Coming off of the blaxploitation film era of the 70’s and entering the new wave of black film in the 80’s and 90’s many black actors and directors found themselves limited in the types of roles and films offered. Large conglomerates such as ABC-Disney, Time Warner-AOL, Warner Brothers, etc. began to purchase smaller independent studios which resulted in the smaller unconventional films which would usually be picked up by these independent studios losing to conventional films that showcased Blacks as the “buddy”, “buppie”, or stereotypical “ghetto” character. Films such as New Jack City(1991), Boyz N The Hood(1991), and Do The Right Thing(1989) brought in major profits despite their relatively low production budgets. These films ability to attract both white and black audiences gained the attention of major film production studios, who in turn released a string of films following the traditional formulas for black film: the funny sidekick, the single black mother, the hopeless gang member, the star athlete, the independent black woman who can’t find a man, lazy black man living of his mother, etc.
The “buddy” character is most commonly seen in film as a black man paired with a white man.
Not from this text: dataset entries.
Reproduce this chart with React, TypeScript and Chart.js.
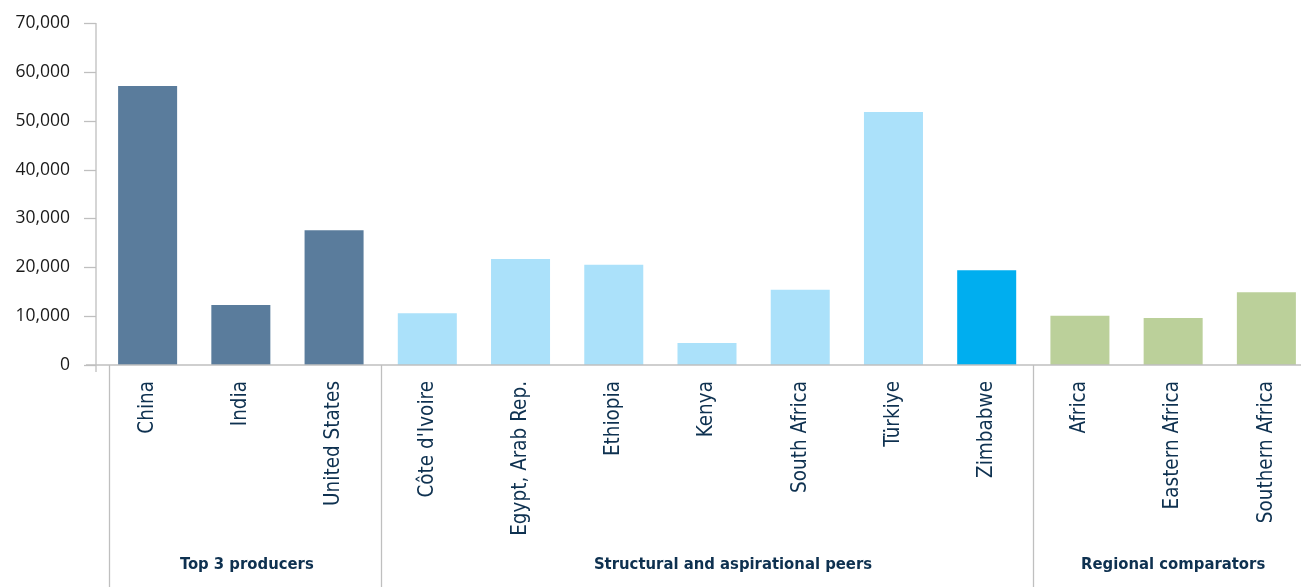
import React, { useEffect, useRef } from "react";
import { Chart, registerables } from "chart.js";

Chart.register(...registerables);

const categories = [
  "China",
  "India",
  "United States",
  "Côte d'Ivoire",
  "Egypt, Arab Rep.",
  "Ethiopia",
  "Kenya",
  "South Africa",
  "Türkiye",
  "Zimbabwe",
  "Africa",
  "Eastern Africa",
  "Southern Africa",
];

const values = [57100, 12300, 27600, 10600, 21700, 20500, 4500, 15400, 51800, 19400, 10100, 9600, 14900];

const barColors = [
  "#5a7c9c", "#5a7c9c", "#5a7c9c",
  "#abe1fa", "#abe1fa", "#abe1fa", "#abe1fa", "#abe1fa", "#abe1fa",
  "#00aeef",
  "#bbd09a", "#bbd09a", "#bbd09a",
];

const groupLabels = ["Top 3 producers", "Structural and aspirational peers", "Regional comparators"];
const groupStart = [0, 3, 10];
const groupEnd = [2, 9, 12];

const yMin = 0;
const yMax = 70000;
const yStep = 10000;

const AXIS_GREY = "#bfbfbf";
const NAVY = "#0e3150";
const CAT_FONT = "'Liberation Sans Narrow', 'DejaVu Sans Condensed', 'Roboto', sans-serif";

export default function App() {
  const ref = useRef<HTMLCanvasElement | null>(null);

  useEffect(() => {
    if (!ref.current) return;

    const groupPlugin = {
      id: "groupPlugin",
      afterDraw(chart: any) {
        const ctx = chart.ctx;
        const x = chart.scales.x;
        const y = chart.scales.y;
        const area = chart.chartArea;
        const H = chart.height;
        const W = chart.width;
        const zeroY = y.getPixelForValue(0);
        const axisX = area.left - 5;
        const half = (x.getPixelForValue(1) - x.getPixelForValue(0)) / 2;
        ctx.save();
        ctx.strokeStyle = AXIS_GREY;
        ctx.lineWidth = 1.3;
        ctx.beginPath();
        ctx.moveTo(axisX, area.top);
        ctx.lineTo(axisX, zeroY + 7);
        ctx.stroke();
        for (let v = yMin; v <= yMax; v += yStep) {
          const py = Math.round(y.getPixelForValue(v)) + 0.5;
          ctx.beginPath();
          ctx.moveTo(axisX - 12, py);
          ctx.lineTo(axisX, py);
          ctx.stroke();
        }
        ctx.lineWidth = 1.6;
        ctx.beginPath();
        ctx.moveTo(axisX - 10, zeroY);
        ctx.lineTo(W, zeroY);
        ctx.stroke();
        ctx.lineWidth = 1.3;
        const labelOffsets = [2, 26, 0];
        for (let g = 0; g < groupLabels.length; g++) {
          let left = x.getPixelForValue(groupStart[g]) - half;
          if (g === 0) left += 8;
          const right = x.getPixelForValue(groupEnd[g]) + half;
          const lx = Math.round(left) + 0.5;
          ctx.beginPath();
          ctx.moveTo(lx, zeroY);
          ctx.lineTo(lx, H);
          ctx.stroke();
          ctx.fillStyle = NAVY;
          ctx.font = "bold 16.5px " + CAT_FONT;
          ctx.textAlign = "center";
          ctx.textBaseline = "middle";
          ctx.fillText(groupLabels[g], (left + right) / 2 + labelOffsets[g], 565);
        }
        ctx.restore();
      },
    };

    const chart = new Chart(ref.current, {
      type: "bar",
      data: {
        labels: categories,
        datasets: [
          {
            data: values,
            backgroundColor: barColors,
            borderWidth: 0,
            barPercentage: 0.633,
            categoryPercentage: 1,
          },
        ],
      },
      options: {
        responsive: false,
        animation: false,
        events: [],
        layout: { padding: { top: 23, left: 0, right: 0, bottom: 0 } },
        plugins: {
          legend: { display: false },
          tooltip: { enabled: false },
          title: { display: false },
        },
        scales: {
          x: {
            type: "category",
            offset: true,
            grid: { display: false, drawTicks: false },
            border: { display: false },
            ticks: {
              autoSkip: false,
              minRotation: 90,
              maxRotation: 90,
              padding: 16,
              color: NAVY,
              font: { family: CAT_FONT, size: 20.5 },
            },
            afterFit: (s: any) => {
              s.height = 222;
              s.paddingTop = 0;
              s.paddingBottom = 0;
              s.paddingLeft = 0;
              s.paddingRight = 0;
            },
          },
          y: {
            min: yMin,
            max: yMax,
            grid: { display: false, drawTicks: false },
            border: { display: false },
            ticks: {
              stepSize: yStep,
              padding: 31,
              color: "#1a1a1a",
              font: { family: "'Open Sans', sans-serif", size: 17.5 },
              callback: (v: any) => Number(v).toLocaleString("en-US"),
            },
            afterFit: (s: any) => {
              s.width = 101;
              s.paddingTop = 0;
              s.paddingBottom = 0;
            },
          },
        },
      },
      plugins: [groupPlugin],
    });

    return () => chart.destroy();
  }, []);

  return (
    <div
      style={{
        position: "absolute",
        left: 0,
        top: 0,
        width: 1301,
        height: 587,
        overflow: "hidden",
        background: "#ffffff",
      }}
    >
      <canvas ref={ref} width={1313} height={587} style={{ display: "block" }} />
    </div>
  );
}
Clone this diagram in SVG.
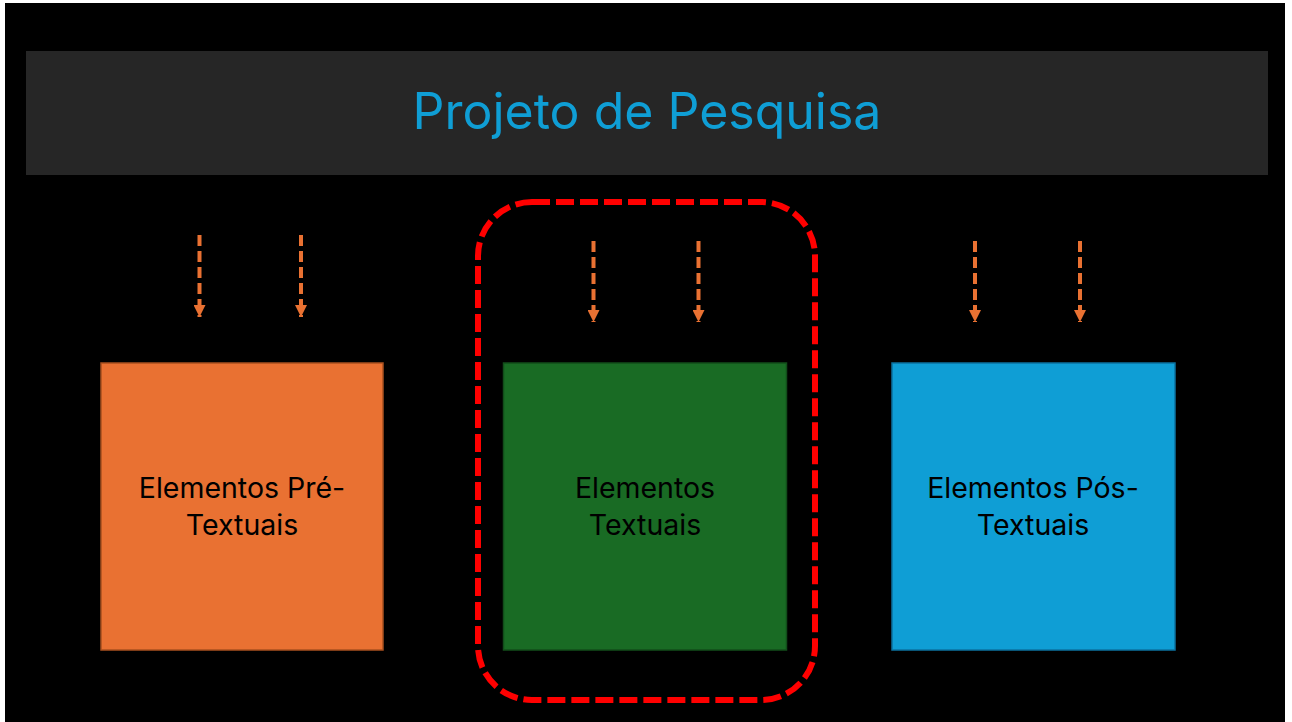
<svg xmlns="http://www.w3.org/2000/svg" width="1292" height="722" viewBox="0 0 1292 722">
<style>
.arrow{stroke:#E97132;stroke-width:4;stroke-dasharray:11 5;fill:none}
.box{stroke-width:1.5}
.lbl{font-family:Inter,"Open Sans","Liberation Sans",sans-serif;font-size:28.5px;fill:#000;text-anchor:middle}
.title{font-family:Inter,"Open Sans","Liberation Sans",sans-serif;font-size:50px;fill:#0F9ED5;text-anchor:middle}
</style>
<defs>
<marker id="ah2" viewBox="0 0 12 12" refX="12" refY="6" markerWidth="12" markerHeight="12" markerUnits="userSpaceOnUse" orient="auto">
<path d="M0,0 L12,6 L0,12 Z" fill="#E97132"/>
</marker>
</defs>
<rect x="0" y="0" width="1292" height="722" fill="#ffffff"/>
<rect x="5" y="3" width="1280" height="719" fill="#000000"/>
<g id="header">
<rect x="26" y="51" width="1242" height="124" fill="#262626"/>
<text class="title" x="647" y="129">Projeto de Pesquisa</text>
</g>
<g id="connectors">
<line class="arrow" x1="199.5" y1="235" x2="199.5" y2="317" marker-end="url(#ah2)"/>
<line class="arrow" x1="301" y1="235" x2="301" y2="317" marker-end="url(#ah2)"/>
<line class="arrow" x1="593.5" y1="241" x2="593.5" y2="322" marker-end="url(#ah2)"/>
<line class="arrow" x1="698.5" y1="241" x2="698.5" y2="322" marker-end="url(#ah2)"/>
<line class="arrow" x1="975" y1="241" x2="975" y2="322" marker-end="url(#ah2)"/>
<line class="arrow" x1="1080" y1="241" x2="1080" y2="322" marker-end="url(#ah2)"/>
</g>
<g id="pre">
<rect class="box" x="101" y="363" width="282" height="287" fill="#E97132" stroke="#A9501F"/>
<text class="lbl" x="242" y="498">Elementos Pré-</text>
<text class="lbl" x="242" y="535">Textuais</text>
</g>
<g id="textuais">
<rect class="box" x="503.5" y="363" width="283" height="287" fill="#196B24" stroke="#124D1A"/>
<text class="lbl" x="645" y="498">Elementos</text>
<text class="lbl" x="645" y="535">Textuais</text>
</g>
<g id="pos">
<rect class="box" x="892" y="363" width="283" height="287" fill="#0F9ED5" stroke="#0B72A0"/>
<text class="lbl" x="1033" y="498">Elementos Pós-</text>
<text class="lbl" x="1033" y="535">Textuais</text>
</g>
<g id="highlight">
<rect x="478" y="202" width="337" height="498" rx="54" ry="54" fill="none" stroke="#FF0000" stroke-width="6" stroke-dasharray="18 6"/>
</g>
</svg>
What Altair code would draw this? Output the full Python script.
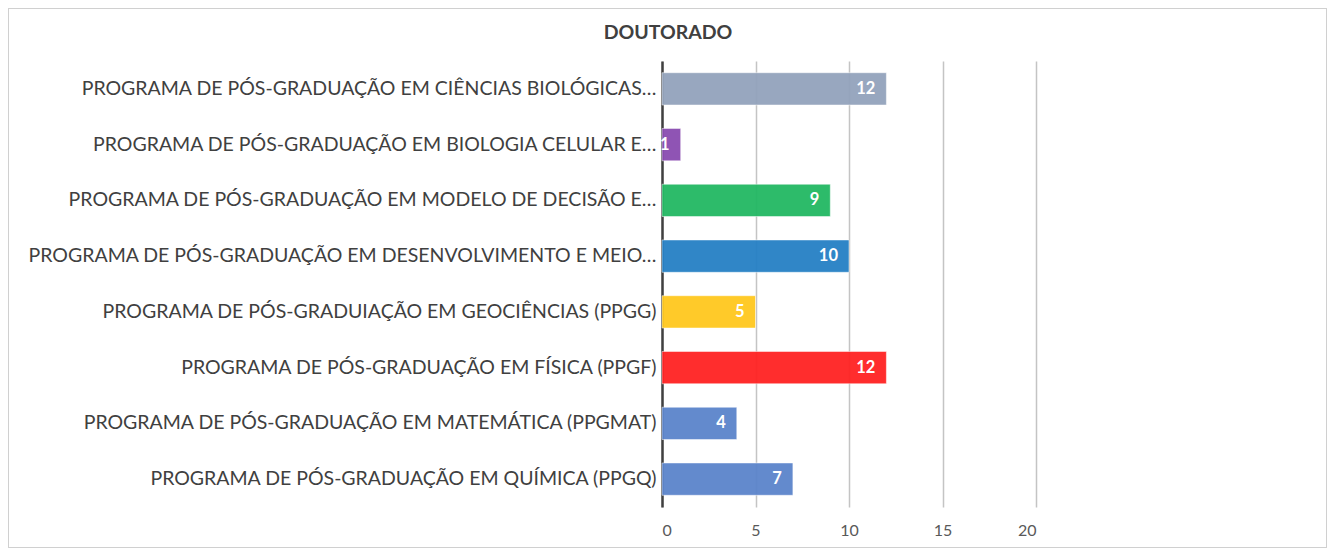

This combination was seen as early as 1958 with Sidney Potier and Tony Current in the The Defiant Ones and in current film in movies such as Get Hard (2015) with Will Ferrell & Kevin Hart. “The interracial buddy film formula was a hit, and Hollywood found more pairings of black men and white men, usually with the white stars in superior roles playing the “straight man” while the black role provided the jokes”(Squires).
The “buppie” character told the story of middle to upperclass blacks, and were usually set in the working world rather than the hood or ghetto. Movies such as Waiting to Exhale, Soul Food, and The Best Man which showcased black actors in roles that could be more widely related to. Despite the commercial success of films such as these, “hood films” still continued to be made and were associated with the black community as a whole.
The “ghetto” character was seen in movies such as Boyz N The Hood, Friday, Poetic Justice, Baby Boy, Juice, New Jack City, Set it Off, The Player’s Club etc. and featured black actors in traditional “ghetto” roles. Black women were usually cast as single mothers, crackheads, prostitutes, and bad mothers all while being categorized as either a “bitch” or a “hoe”.
Black men on the other hand were usually given three options: the gang member, the athlete, or the reluctant scholar. These three roles are put on direct display in John Singleton’s Boyz N The Hood with Ricky as the star football player, Tre as the scholar, and Doughboy as a member of the LA Crips. These films often included rappers as way to capitalize on the Hip Hop movement of the time, and mc’s such as Ice Cube, Snoop Dogg, Ice T, and Queen Latifah were able to make nearly seamless transitions from behind the mic to behind the screen. A major theme in these “hood films” is entrapment. The idea that the only way out of the hood is through the entertainment industry be it sports or music. These films also highlight police brutality in its rawest forms, often including covert references to the beating of unarmed Rodney King in Los Angeles, Ca and the riots that followed. These films while problematic in the sense that they were the most prevalent role available to black actors at the time; however they were needed in order to publicize what was going on in impoverished black communities and add to the popularity of black film.